The ego unfettered and assuming full responsibility, in alignment with the grail, the true self... - from the Thoth Tarot deck
The ego unfettered and assuming full responsibility, in alignment with the grail, the true self…
– from the Thoth Tarot deck

Evolution is really about assuming full conscious responsibility for our lives so that we may be available for all else that is. If we allow our unconscious nature to merely keep us safe, it will, but only through its compulsive defenses and at the expense of our wholeness, our fulfillment, and our evolutionary potential. Is that really satisfying? Or are we ready to do the work to free ourselves from the divisiveness of our instinctual defenses and claim our true wholeness?

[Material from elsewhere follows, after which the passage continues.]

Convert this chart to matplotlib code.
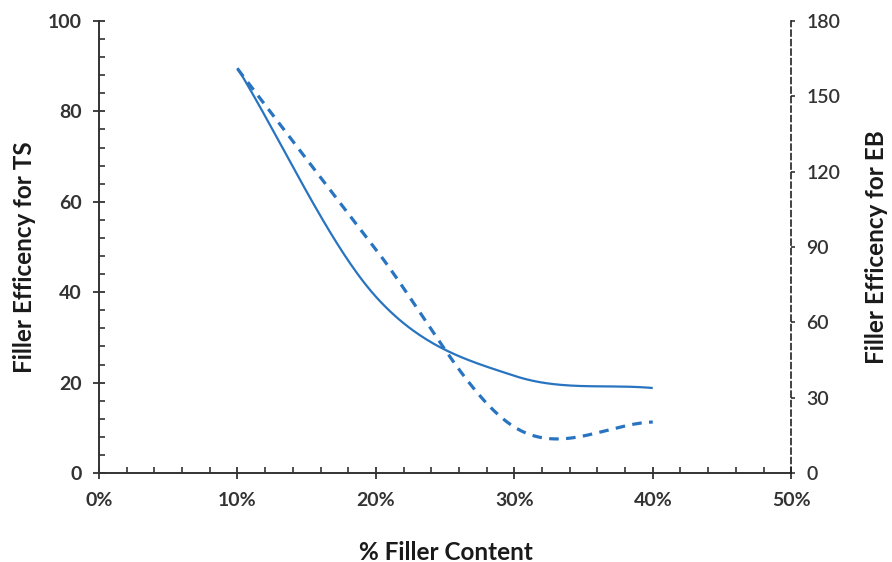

Recapitulation is work that is evolutionary for the individual—know thy self—and the world-at-large too. In moving beyond our personal projections and dissociations we open ourselves to more fully experiencing and participating in life in ways that we are unavailable for while under the control of nature’s defenses.

There exists another aspect to nature as well, the interconnected oneness of everything, and that’s really the nature our evolutionary self is striving to discover and cultivate. In fact, the collective charge of our time seems to be pushing us all to go beyond the self. That is really our greatest evolutionary endeavor.

Going beyond, with love and gratitude,
Chuck

Note: We pulled these two cards this morning, certainly in alignment with the publishing of this blog and our pursuit of truth and spirit.